◆ Exercise input
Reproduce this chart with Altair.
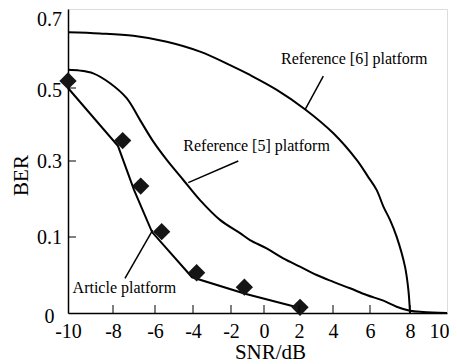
import altair as alt
import pandas as pd

FONT = "Liberation Serif, Times New Roman, serif"

# ---- tick labels ----
X_TICKS = [-10, -8, -6, -4, -2, 0, 2, 4, 6, 8, 10]
Y_TICKS = [0, 0.1, 0.3, 0.5, 0.7]
X_INNER_TICKS = [-8, -6, -4, -2, 0, 2, 4, 6, 8]
Y_INNER_TICKS = [0.1, 0.3, 0.5]

# ---- Article platform ----
art_line_x = [-10, -7.76, -7.0, -6.14, -4.05, -1.09, 2.06]
art_line_y = [0.5, 0.341, 0.224, 0.113, 0.047, 0.025, 0.0066]
art_mark_x = [-10, -7.54, -6.68, -5.65, -3.81, -1.19, 2.06]
art_mark_y = [0.518, 0.356, 0.234, 0.114, 0.053, 0.034, 0.0075]

# ---- Reference [5] platform ----
ref5_x = [-10, -9.47, -8.88, -8.13, -7.35, -6.71, -6.08, -5.38, -4.51, -3.63,
          -2.58, -1.45, -0.85, 0.15, 1.1, 2.06, 3.04, 4.02, 4.92, 5.82,
          6.67, 7.33, 8.0, 8.7, 10]
ref5_y = [0.546, 0.544, 0.537, 0.512, 0.472, 0.412, 0.353, 0.303, 0.25, 0.197,
          0.145, 0.11, 0.096, 0.085, 0.072, 0.061, 0.05, 0.041, 0.0325, 0.0237,
          0.0162, 0.0083, 0.003, 0.0013, 0.0]

# ---- Reference [6] platform ----
ref6_x = [-10, -8.58, -7.03, -5.38, -3.63, -2.05, -0.85, 0.73, 2.35, 4.02,
          5.28, 5.89, 6.33, 6.67, 7.0, 7.33, 7.75, 7.92, 8.0]
ref6_y = [0.641, 0.638, 0.632, 0.617, 0.592, 0.558, 0.533, 0.495, 0.442, 0.376,
          0.303, 0.259, 0.224, 0.18, 0.145, 0.101, 0.061, 0.030, 0.0]

# ---- annotations ----
label_text = ["Reference [6] platform", "Reference [5] platform", "Article platform"]
label_x = [5.15, -0.45, -7.46]
label_y = [0.56, 0.328, 0.0267]
leader_x1 = [3.43, -1.56, -7.43]
leader_y1 = [0.53, 0.30, 0.0457]
leader_x2 = [2.35, -4.25, -6.11]
leader_y2 = [0.44, 0.243, 0.118]

W, H = 379, 304
xs = alt.Scale(domain=X_TICKS, range=[0, 45, 87, 125, 163, 196, 231, 265, 302, 342, 379])
ys = alt.Scale(domain=Y_TICKS, range=[304, 228, 152, 79, 0])

xaxis = alt.Axis(values=X_TICKS, ticks=False, tickSize=0, grid=False,
                 labelExpr="'' + datum.value", labelFont=FONT, labelFontSize=20,
                 labelColor="black", labelBaseline="alphabetic", labelPadding=24,
                 labelFlush=False, labelOverlap=False,
                 labelOffset={"condition": {"test": "datum.value === 10", "value": -8},
                              "value": 0},
                 domainColor="black", domainWidth=1.5,
                 title="SNR/dB", titleFont=FONT, titleFontSize=21, titleFontWeight="normal",
                 titleColor="black", titleX=202, titleY=45, titleBaseline="alphabetic",
                 titleAnchor="start", titleAlign="center")
yaxis = alt.Axis(values=Y_TICKS, ticks=False, tickSize=0, grid=False,
                 labelExpr="'' + datum.value", labelFont=FONT, labelFontSize=20,
                 labelColor="black", labelAlign="center", labelBaseline="middle",
                 labelPadding=19, labelFlush=False, labelOverlap=False,
                 labelOffset={"condition": [{"test": "datum.value === 0.7", "value": 10},
                                            {"test": "datum.value === 0", "value": 3},
                                            {"test": "datum.value === 0.5", "value": 2}],
                              "value": 0},
                 domainColor="black", domainWidth=1.5,
                 title="BER", titleFont=FONT, titleFontSize=21, titleFontWeight="normal",
                 titleColor="black", titleX=-47, titleY=166, titleAngle=270,
                 titleBaseline="middle", titleAlign="center", titleAnchor="start")


def X(f):
    return alt.X(f, type="quantitative", scale=xs, axis=xaxis)


def Y(f):
    return alt.Y(f, type="quantitative", scale=ys, axis=yaxis)


def line_df(xv, yv):
    return pd.DataFrame({"x": xv, "y": yv, "i": list(range(len(xv)))})


ref6 = alt.Chart(line_df(ref6_x, ref6_y)).mark_line(
    color="black", strokeWidth=2, interpolate="catmull-rom").encode(
    x=X("x"), y=Y("y"), order="i:Q")
ref5 = alt.Chart(line_df(ref5_x, ref5_y)).mark_line(
    color="black", strokeWidth=2, interpolate="catmull-rom").encode(
    x=X("x"), y=Y("y"), order="i:Q")
art = alt.Chart(line_df(art_line_x, art_line_y)).mark_line(
    color="black", strokeWidth=2).encode(x=X("x"), y=Y("y"), order="i:Q")
marks = alt.Chart(pd.DataFrame({"x": art_mark_x, "y": art_mark_y})).mark_point(
    shape="diamond", filled=True, color="#151515", opacity=1, size=300).encode(
    x=X("x"), y=Y("y"))

leaders = alt.Chart(pd.DataFrame({"x": leader_x1, "y": leader_y1,
                                  "x2": leader_x2, "y2": leader_y2})).mark_rule(
    color="black", strokeWidth=1.5).encode(x=X("x"), y=Y("y"), x2="x2", y2="y2")
labels = alt.Chart(pd.DataFrame({"x": label_x, "y": label_y, "t": label_text})).mark_text(
    font=FONT, fontSize=16, color="black", align="center", baseline="alphabetic").encode(
    x=X("x"), y=Y("y"), text="t:N")

xt = alt.Chart(pd.DataFrame({"x": X_INNER_TICKS, "y": [0] * len(X_INNER_TICKS)})).mark_tick(
    orient="vertical", size=8, thickness=1, color="black", yOffset=-4, opacity=1).encode(
    x=X("x"), y=Y("y"))
yt = alt.Chart(pd.DataFrame({"x": [-10] * len(Y_INNER_TICKS), "y": Y_INNER_TICKS})).mark_tick(
    orient="horizontal", size=8, thickness=1, color="black", xOffset=4, opacity=1).encode(
    x=X("x"), y=Y("y"))

chart = alt.layer(ref6, ref5, art, marks, leaders, labels, xt, yt).properties(
    width=W, height=H,
    autosize=alt.AutoSizeParams(type="none"),
    padding={"left": 60, "top": 1, "right": 2, "bottom": 50},
).configure_view(stroke="#333333", strokeWidth=1).configure(background="white")

chart.save("out.html", embed_options={"renderer": "svg", "actions": False})
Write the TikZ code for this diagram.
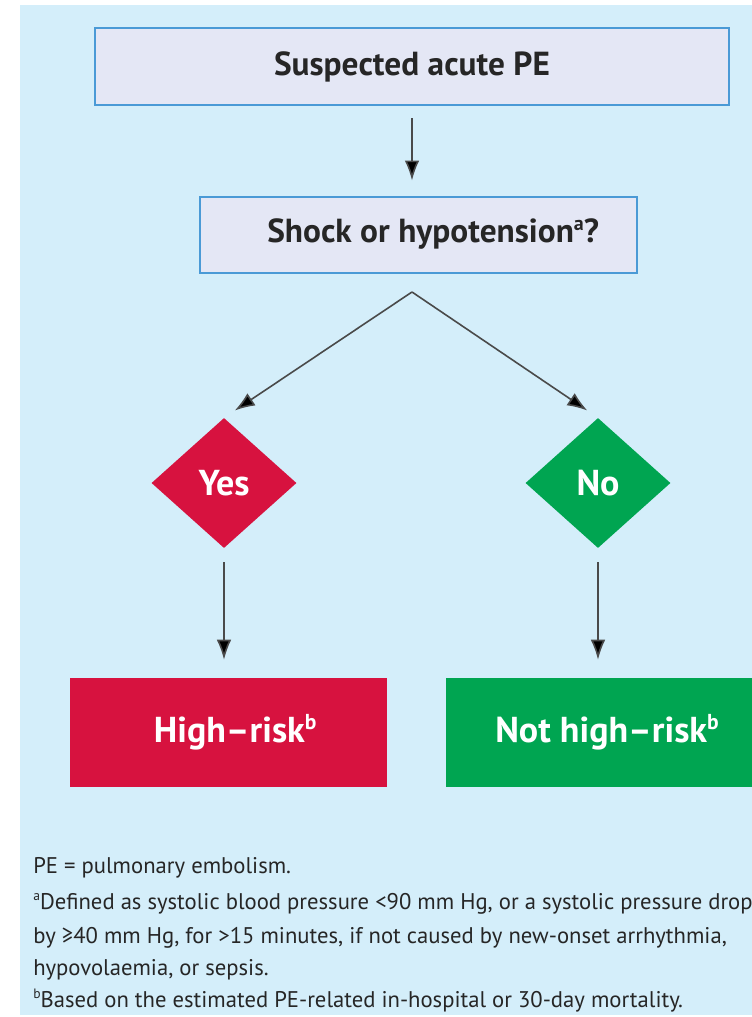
\documentclass[tikz,border=0pt]{standalone}
\usepackage{fontspec}
\setmainfont{PT Sans}
\usetikzlibrary{shapes.geometric,arrows.meta}
\newdimen\pxu \pxu=0.75pt
\definecolor{bgblue}{HTML}{D4EEFA}
\definecolor{boxfill}{HTML}{E4E7F5}
\definecolor{boxline}{HTML}{4A9AD6}
\definecolor{redc}{HTML}{D7123F}
\definecolor{greenc}{HTML}{00A551}
\definecolor{arrowc}{HTML}{4A4A4A}
\newcommand{\supr}[1]{\raisebox{0.36em}{\scalebox{0.6}{#1}}}
\tikzset{
  qbox/.style={draw=boxline, line width=1.5pt, fill=boxfill, inner sep=0pt,
    font=\fontsize{25pt}{28pt}\selectfont\bfseries, text=black!85},
  outbox/.style={fill=#1, inner sep=0pt, text=white,
    font=\fontsize{27pt}{30pt}\selectfont\bfseries, minimum height=109\pxu},
  dia/.style={diamond, fill=#1, inner sep=0pt, text=white,
    minimum width=145\pxu, minimum height=130\pxu,
    font=\fontsize{27pt}{30pt}\selectfont\bfseries},
  arr/.style={draw=arrowc, line width=1.2pt, -{Latex[length=15pt,width=11pt,fill=black]}},
  foot/.style={anchor=base west, inner sep=0pt, font=\fontsize{17pt}{20pt}\selectfont, text=black!85}
}
\begin{document}
\begin{tikzpicture}[x=0.75pt,y=-0.75pt]
\useasboundingbox (0,0) rectangle (752,1017);
\fill[bgblue] (20,5) rectangle (752,1015);
\node[qbox, minimum width=634\pxu, minimum height=77\pxu] (pe) at (412,66.5) {Suspected acute PE\hspace{14pt}};
\node[qbox, minimum width=437\pxu, minimum height=76\pxu] (shock) at (418.5,234.5) {\hspace{22pt}Shock or hypotension\supr{a}?};
\coordinate (split) at (412,292);
\node[dia=redc] (yes) at (224,483) {Yes};
\node[dia=greenc] (no) at (598,483) {No};
\node[outbox=redc, minimum width=317\pxu] (high) at (228.5,732.5) {\hspace{10pt}High--risk\supr{b}};
\node[outbox=greenc, minimum width=306\pxu] (nothigh) at (599,732.5) {\hspace{12pt}Not high--risk\supr{b}};
\draw[arr, shorten <=12\pxu, shorten >=15\pxu] (pe) -- (pe.south |- shock.north);
\draw[arr, shorten >=13\pxu] (split) -- (yes.north);
\draw[arr, shorten >=13\pxu] (split) -- (no.north);
\draw[arr, shorten <=14\pxu, shorten >=18\pxu] (yes.south) -- (yes.south |- high.north);
\draw[arr, shorten <=14\pxu, shorten >=18\pxu] (no.south) -- (no.south |- nothigh.north);
\node[foot] (f1) at (33,873) {PE = pulmonary embolism.};
\node[foot] (f2) at (33,909) {\supr{a}Defined as systolic blood pressure <90 mm Hg, or a systolic pressure drop};
\node[foot] (f3) at (33,943) {by ≥40 mm Hg, for >15 minutes, if not caused by new-onset arrhythmia,};
\node[foot] (f4) at (33,975) {hypovolaemia, or sepsis.};
\node[foot] (f5) at (33,1007) {\supr{b}Based on the estimated PE-related in-hospital or 30-day mortality.};
\end{tikzpicture}
\end{document}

◆ What the exercise asks
Pictures excluded, repeat exactly the lines from the top of the material through the line with "0.303, 0.259, 0.224, 0.18, 0.145, 0.101, 0.061, 0.030, 0.0]", including both of those lines.

◆ Finished task
Reproduce this chart with Altair.
import altair as alt
import pandas as pd

FONT = "Liberation Serif, Times New Roman, serif"

# ---- tick labels ----
X_TICKS = [-10, -8, -6, -4, -2, 0, 2, 4, 6, 8, 10]
Y_TICKS = [0, 0.1, 0.3, 0.5, 0.7]
X_INNER_TICKS = [-8, -6, -4, -2, 0, 2, 4, 6, 8]
Y_INNER_TICKS = [0.1, 0.3, 0.5]

# ---- Article platform ----
art_line_x = [-10, -7.76, -7.0, -6.14, -4.05, -1.09, 2.06]
art_line_y = [0.5, 0.341, 0.224, 0.113, 0.047, 0.025, 0.0066]
art_mark_x = [-10, -7.54, -6.68, -5.65, -3.81, -1.19, 2.06]
art_mark_y = [0.518, 0.356, 0.234, 0.114, 0.053, 0.034, 0.0075]

# ---- Reference [5] platform ----
ref5_x = [-10, -9.47, -8.88, -8.13, -7.35, -6.71, -6.08, -5.38, -4.51, -3.63,
          -2.58, -1.45, -0.85, 0.15, 1.1, 2.06, 3.04, 4.02, 4.92, 5.82,
          6.67, 7.33, 8.0, 8.7, 10]
ref5_y = [0.546, 0.544, 0.537, 0.512, 0.472, 0.412, 0.353, 0.303, 0.25, 0.197,
          0.145, 0.11, 0.096, 0.085, 0.072, 0.061, 0.05, 0.041, 0.0325, 0.0237,
          0.0162, 0.0083, 0.003, 0.0013, 0.0]

# ---- Reference [6] platform ----
ref6_x = [-10, -8.58, -7.03, -5.38, -3.63, -2.05, -0.85, 0.73, 2.35, 4.02,
          5.28, 5.89, 6.33, 6.67, 7.0, 7.33, 7.75, 7.92, 8.0]
ref6_y = [0.641, 0.638, 0.632, 0.617, 0.592, 0.558, 0.533, 0.495, 0.442, 0.376,
          0.303, 0.259, 0.224, 0.18, 0.145, 0.101, 0.061, 0.030, 0.0]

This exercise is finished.